I have been optimizing my space since coming home after a rough period of life. I've now actually trimmed my power budget down a lot, and I have, essentially, 2 machines with server hardware that barely peak at 800watts at max use.



I have a Server that hosts data / feeds a Mac Pro that I use as a workstation / broadcast / recording station. This little tube replaces a P9X79LE build that was a fire hazard, and runs vastly cooler without a bunch of effort to find a GPU to put in it. However, I have run into an issue that... well, I guess wasn't really ever fixed until 2017, a year before the 6,1 was ceased in manufacturing, and even sparked the original D300 recall, which seemed to be a mix of issues (early manufac errors on top of the firmware problem).



My mac pro is a 2013 original build with 2 D300's. It seems the year 1 machines were all fine, possibly because the designers will still there working on it, so any weird problems were caught out the door.



The issue only exists in Linux and Windows, but in MacOS theres no problems.



The lead I was given was that the X4 connection for the NVMe happens to share lanes with the GPU its mounted on, which happens to be Card(0) (the first GPU). The reason would have been the same as the PS5. Fast access to 3D assets on request. However, I'm not sure that even works.



So, in MacOS, the NVMe is throttled. X4 drives operate at 1370MBps max, X2 at 1550.



In Linux, my drive supposedly hits 2200 - 2800, this I will need to double check.



In Windows 10 the NVMe hits 1800 solid, as reported by CDiskMark.



When a 3D Game is running that loads assets actively from storage, then runs to direct render, supposedly, the SSD and the GPU can collide in signals, and then the machine hard resets.



However, games that preload assets, that do not bitstream from storage, run fine.



TF2 in Linux will last for anywhere from 20 frames to 1500 frames, depending on the map and assets loaded, then will reset the system. On Windows 10 TF2 will last maybe 15 - 20 minutes before crashing. However, Adrenalin 23 WILL catch the hard crash, suspend the system, and hard reset it. It just looks like its taking a moment to get to the desktop. Only on occasions with lots of other things going on will the machine hard reset. Example, using the VCE encoder on GPU(1) (the second card) in OBS, while running TF2 on Card(0). This will trash everything and hard reset the machine.
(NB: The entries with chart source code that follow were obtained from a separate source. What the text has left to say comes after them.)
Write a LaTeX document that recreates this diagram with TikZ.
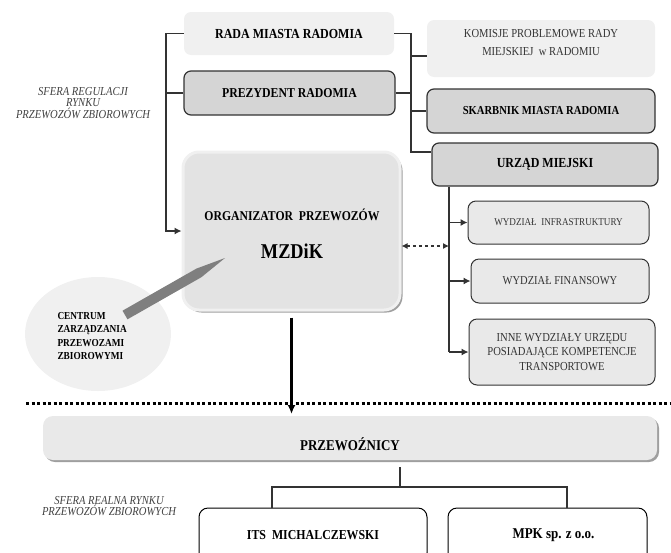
\documentclass[tikz,border=0pt]{standalone}
\usepackage{fontspec}
\usepackage{graphicx}
\setmainfont{Liberation Serif}
\usetikzlibrary{arrows.meta,shapes.geometric,shadows}
\definecolor{linegray}{HTML}{333333}
\definecolor{palegray}{HTML}{F0F0F0}
\definecolor{midgray}{HTML}{D5D5D5}
\definecolor{softgray}{HTML}{E9E9E9}
\definecolor{mzgray}{HTML}{E3E3E3}
\definecolor{pengray}{HTML}{7F7F7F}
\newcommand{\setfs}[2]{\fontsize{#1}{#2}\selectfont}
\newcommand{\tall}[1]{\scalebox{1}[1.15]{#1}}
\begin{document}
\begin{tikzpicture}[x=1pt,y=-1pt,
  palebox/.style={fill=palegray,rounded corners=7,inner sep=0},
  greybox/.style={fill=midgray,draw=linegray,line width=1.2,rounded corners=7,inner sep=0},
  deptbox/.style={fill=softgray,draw=linegray,line width=1,rounded corners=8,inner sep=0},
  firmbox/.style={fill=white,draw=black,line width=1,rounded corners=9,inner sep=0},
  boldtxt/.style={font=\bfseries\setfs{#1}{#1}},
  plaintxt/.style={font=\setfs{#1}{#1},text=black!80},
  sfera/.style={font=\itshape\setfs{10.6}{11.5},align=center,text=black!75},
  link/.style={draw=linegray,line width=1.1},
  arr/.style={link,-{Latex[length=7,width=7]}}]
\useasboundingbox (0,0) rectangle (671,552);
% sfera regulacji
\node[sfera] (sferareg) at (83,103) {\tall{SFERA REGULACJI}\\\tall{RYNKU}\\\tall{PRZEWOZÓW ZBIOROWYCH}};
\node[palebox,boldtxt=12,minimum width=210,minimum height=43] (rada) at (289,33.5) {\tall{RADA MIASTA RADOMIA}};
\node[greybox,boldtxt=11.8,minimum width=211,minimum height=44] (prezydent) at (289.5,93) {\tall{PREZYDENT RADOMIA}};
\node[palebox,minimum width=228,minimum height=57] (komisje) at (541,48.5) {};
\node[font=\setfs{10.6}{18},text=black!80,align=center] (komisjetxt) at (541,43) {\tall{KOMISJE PROBLEMOWE RADY}\\\tall{MIEJSKIEJ~~w RADOMIU}};
\node[greybox,boldtxt=10.6,minimum width=228,minimum height=44] (skarbnik) at (541,111) {\tall{SKARBNIK MIASTA RADOMIA}};
\node[greybox,boldtxt=12,minimum width=226,minimum height=43] (urzad) at (545,164.5) {\tall{URZĄD MIEJSKI}};
% wydzialy
\node[deptbox,plaintxt=9.1,minimum width=181,minimum height=43] (wydz1) at (558.5,222.5) {\tall{WYDZIAŁ~~INFRASTRUKTURY}};
\node[deptbox,plaintxt=10.5,minimum width=178,minimum height=44] (wydz2) at (560,281) {\tall{WYDZIAŁ FINANSOWY}};
\node[deptbox,font=\setfs{10.6}{14.5},text=black!80,minimum width=186,minimum height=66,align=center] (wydz3) at (562,352) {\tall{INNE WYDZIAŁY URZĘDU}\\\tall{POSIADAJĄCE KOMPETENCJE}\\\tall{TRANSPORTOWE}};
% centrum i organizator
\node[ellipse,fill=palegray,minimum width=146,minimum height=114] (centrum) at (98,334) {};
\node[draw=palegray,line width=3,fill=mzgray,rounded corners=16,minimum width=217,minimum height=158,
  drop shadow={shadow xshift=2.5pt,shadow yshift=-2.5pt,fill=black!75}] (mzdik) at (291.5,231) {};
\fill[pengray] (122.5,310.7) -- (196.4,268.6) -- (225,258) -- (201.4,277.2) -- (127.5,319.3) -- cycle;
\node[boldtxt=11.7] (orgtxt) at (292,215) {\tall{ORGANIZATOR~~PRZEWOZÓW}};
\node[boldtxt=18.3] (mzdiktxt) at (292,251) {\tall{MZDiK}};
\node[font=\bfseries\setfs{9.3}{13.5},align=left,anchor=west] (centrumtxt) at (54,336) {\tall{CENTRUM}\\\tall{ZARZĄDZANIA}\\\tall{PRZEWOZAMI}\\\tall{ZBIOROWYMI}};
% polaczenia
\coordinate (lbx) at (166,0);
\coordinate (rbx) at (411,0);
\coordinate (ubx) at (449,0);
\coordinate (urzadin) at ([yshift=12.5]urzad.west);
\coordinate (komisjein) at ([yshift=-7.5]komisje.west);
\draw[arr] (rada.west) -| (lbx |- mzdik.west) -- (mzdik.west);
\draw[link] (prezydent.west) -- (prezydent.west -| lbx);
\draw[link] (rada.east) -| (rbx |- urzadin) -- (urzadin);
\draw[link] (komisjein -| rbx) -- (komisjein);
\draw[link] (prezydent.east) -- (prezydent.east -| rbx);
\draw[link] (skarbnik.west -| rbx) -- (skarbnik.west);
\draw[link] (urzad.south -| ubx) -- (ubx |- wydz3.west);
\draw[arr] (ubx |- wydz1.west) -- (wydz1.west);
\draw[arr] (ubx |- wydz2.west) -- (wydz2.west);
\draw[arr] (ubx |- wydz3.west) -- (wydz3.west);
\coordinate (dsh) at (449,246);
\draw[link,dashed,{Latex[length=6,width=6]}-{Latex[length=6,width=6]}] (dsh -| mzdik.east) -- (dsh);
% granica sfer
\coordinate (dotl) at (26,403);
\coordinate (dotr) at (671,403);
\draw[line width=3,dash pattern=on 3pt off 2.5pt] (dotl) -- (dotr);
% sfera realna
\node[fill=softgray,rounded corners=10,minimum width=614,minimum height=44,
  drop shadow={shadow xshift=2pt,shadow yshift=-2pt,fill=black!75}] (przewoznicy) at (350,438) {};
\node[boldtxt=13] (przewoznicytxt) at (350,444) {\tall{PRZEWOŹNICY}};
\coordinate (downend) at (293,414);
\draw[line width=2.2,-{Latex[length=9,width=8]}] ([yshift=-6]mzdik.south) -- (mzdik.south |- downend);
\node[sfera] (sferareal) at (109,506) {\tall{SFERA REALNA RYNKU}\\\tall{PRZEWOZÓW ZBIOROWYCH}};
\node[firmbox,boldtxt=11.9,minimum width=228,minimum height=54] (its) at (313,535) {\tall{ITS~~MICHALCZEWSKI}};
\node[firmbox,boldtxt=13,minimum width=199,minimum height=54] (mpk) at (547.5,535) {\hspace*{12pt}\tall{MPK sp. z o.o.}};
\coordinate (tjtop) at (400,467);
\coordinate (tj) at (400,487);
\coordinate (tl) at (272,487);
\coordinate (tr) at (567,487);
\draw[link] (tjtop) -- (tj);
\draw[link] (tl |- its.north) -- (tl) -- (tr) -- (tr |- mpk.north);
\end{tikzpicture}
\end{document}
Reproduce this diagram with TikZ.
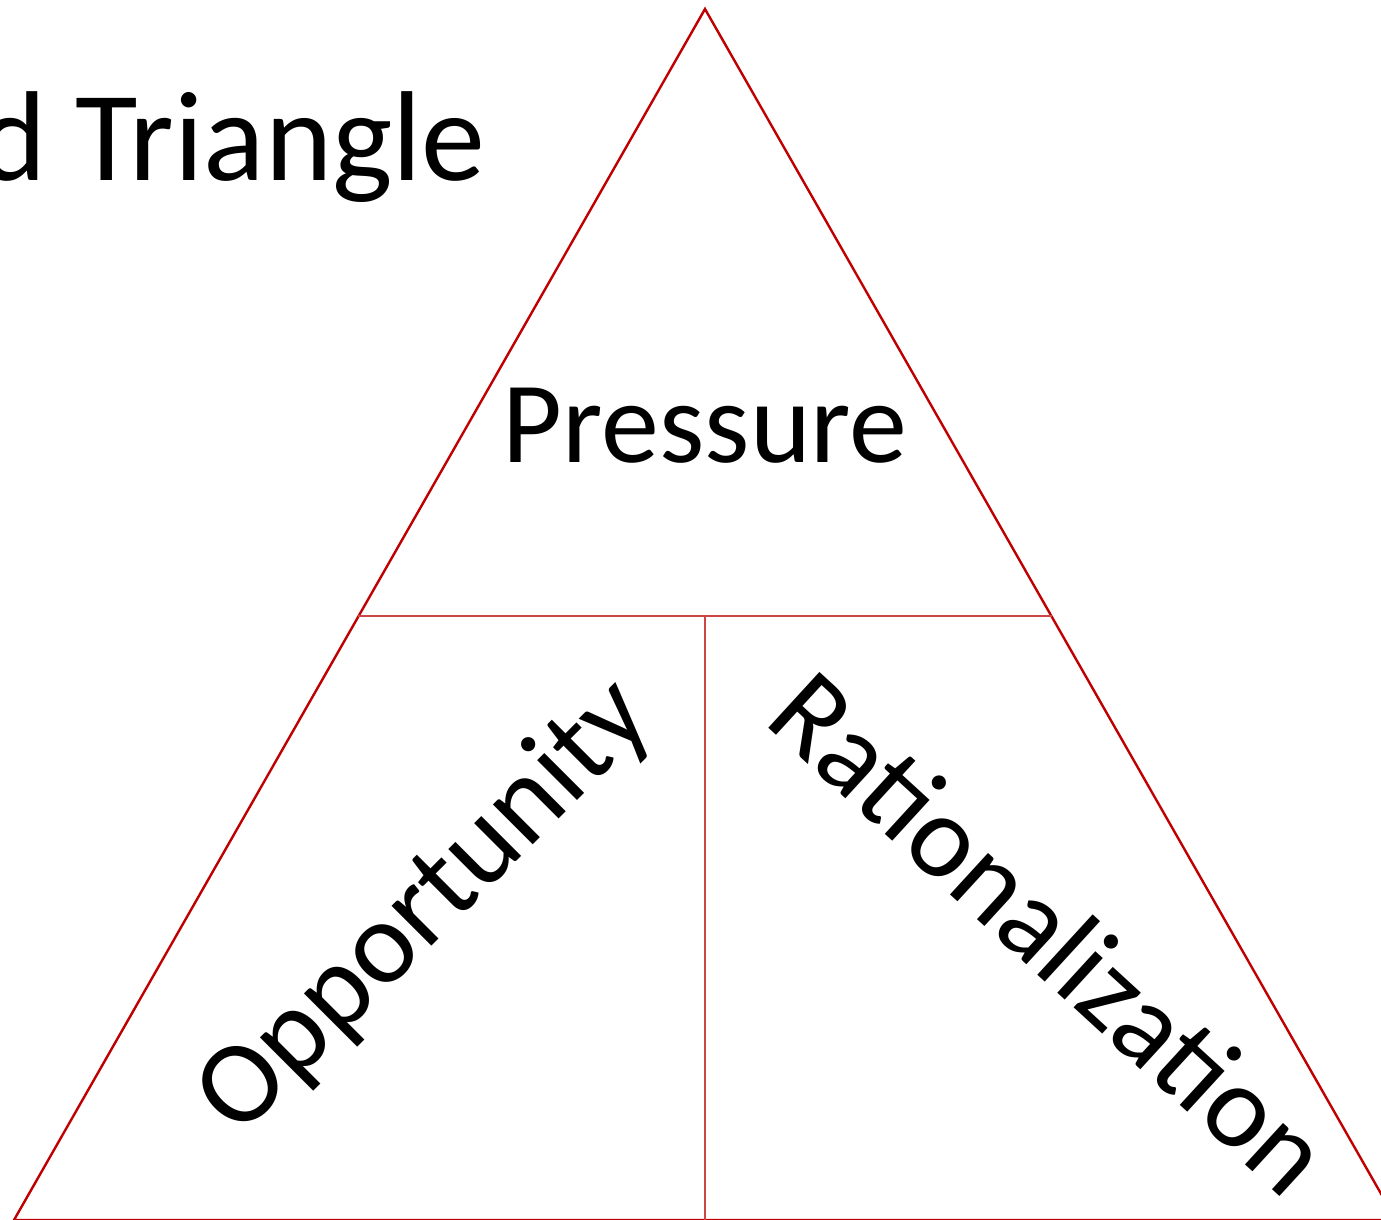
\documentclass[tikz,border=0pt]{standalone}
\usepackage{fontspec}
\setmainfont{Carlito}
\definecolor{tri}{RGB}{192,0,0}
\definecolor{divline}{RGB}{205,70,70}
\begin{document}
\begin{tikzpicture}[x=1pt,y=-1pt,
  edge/.style={draw=tri,line width=2.4pt},
  divider/.style={draw=divline,line width=1.8pt},
  label/.style={inner sep=0pt,text=black}]
\useasboundingbox (0,0) rectangle (1381,1220);
\clip (0,0) rectangle (1381,1220);
\fill[white] (0,0) rectangle (1381,1220);
\coordinate (apex) at (705,9);
\coordinate (bl) at (14,1220);
\coordinate (br) at (1396,1220);
\coordinate (ml) at (358,616);
\coordinate (mr) at (1052,616);
\coordinate (mm) at (705,616);
\coordinate (mb) at (705,1220);
\draw[edge] (apex) -- (bl) -- (br) -- cycle;
\draw[divider] (ml) -- (mr);
\draw[divider] (mm) -- (mb);
\node[label,anchor=base west,font=\fontsize{128}{140}\selectfont] (title) at (-21,180) {d Triangle};
\node[label,anchor=base,font=\fontsize{116}{130}\selectfont] (pressure) at (705,462) {Pressure};
\node[label,anchor=base,rotate=45,font=\fontsize{118}{130}\selectfont] (opportunity) at (448,930) {Opportunity};
\node[label,anchor=base,rotate=-42.5,font=\fontsize{118}{130}\selectfont] (rationalization) at (1024,962) {Rationalization};
\end{tikzpicture}
\end{document}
Borderlands 2, and similar low asset games, even at highest settings, will not crash the game. I haven't played long enough to get past the snow area (I like running around in it), so I don't know if loading a new area will trash everything. Possible, but I'm not sure.
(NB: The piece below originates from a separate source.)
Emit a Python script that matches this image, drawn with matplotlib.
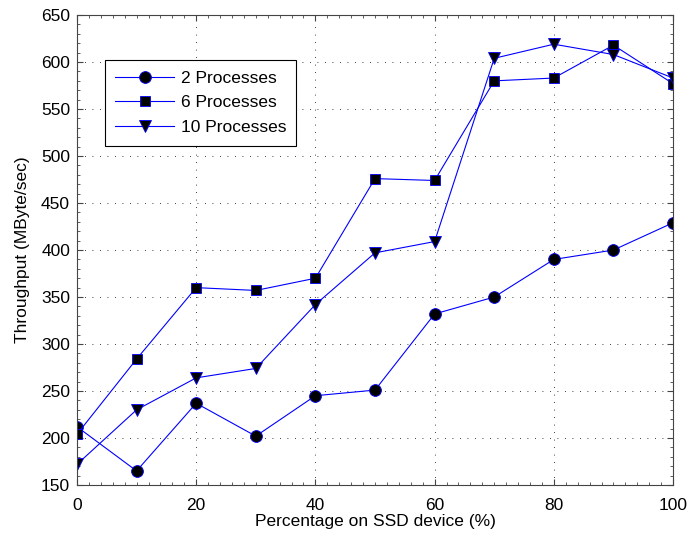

Emulators I have yet to test.



In Windows 10 games like Rust or Escape From Tarkov run for... idk, HOURS, before a crash. High Low Medium, doesn't matter the settings. However, theres a time period that is pretty hard set for when the games crash. Even in menu's. And, again, this DOESN'T happen in MacOS.



However, in Linux, any bethesda game, FO3, FONV, Skyrim, same as TF2. A few seconds, bang, system is gone.



In fact in MacOS the only things that trash everything are apps that call for Metal 2 and screw up the rendering because these aren't Mt2 capable. Vivaldi, anything electron, completely broken on newer MacOS with OCLP. Maybe worth looking at, no idea.



I'm trying to mostly just collect my notes rn but the behaviour is pretty consistant. On Linux crashes are fast, Windows, they take longer but can still happen, MacOS they don't happen.



First is to look for tools that can pull those calls out and log them, possibly externally, then a few tests.



1. Does using USB storage work?

2. Network storage?

3. TBolt?



Then some questions



1. Does throttling the SSD work in other OS's?

2. Are the SSD and GPU actually colliding?

2a. Why?????

3. Find a firmware image and see how this garglefunk mess actually operates.



Reapproaching forums so sorry if I am a little scatterbrained on post one. Honestly trying to understand this is a little baffling, so if anyone has any idea's I am all ears.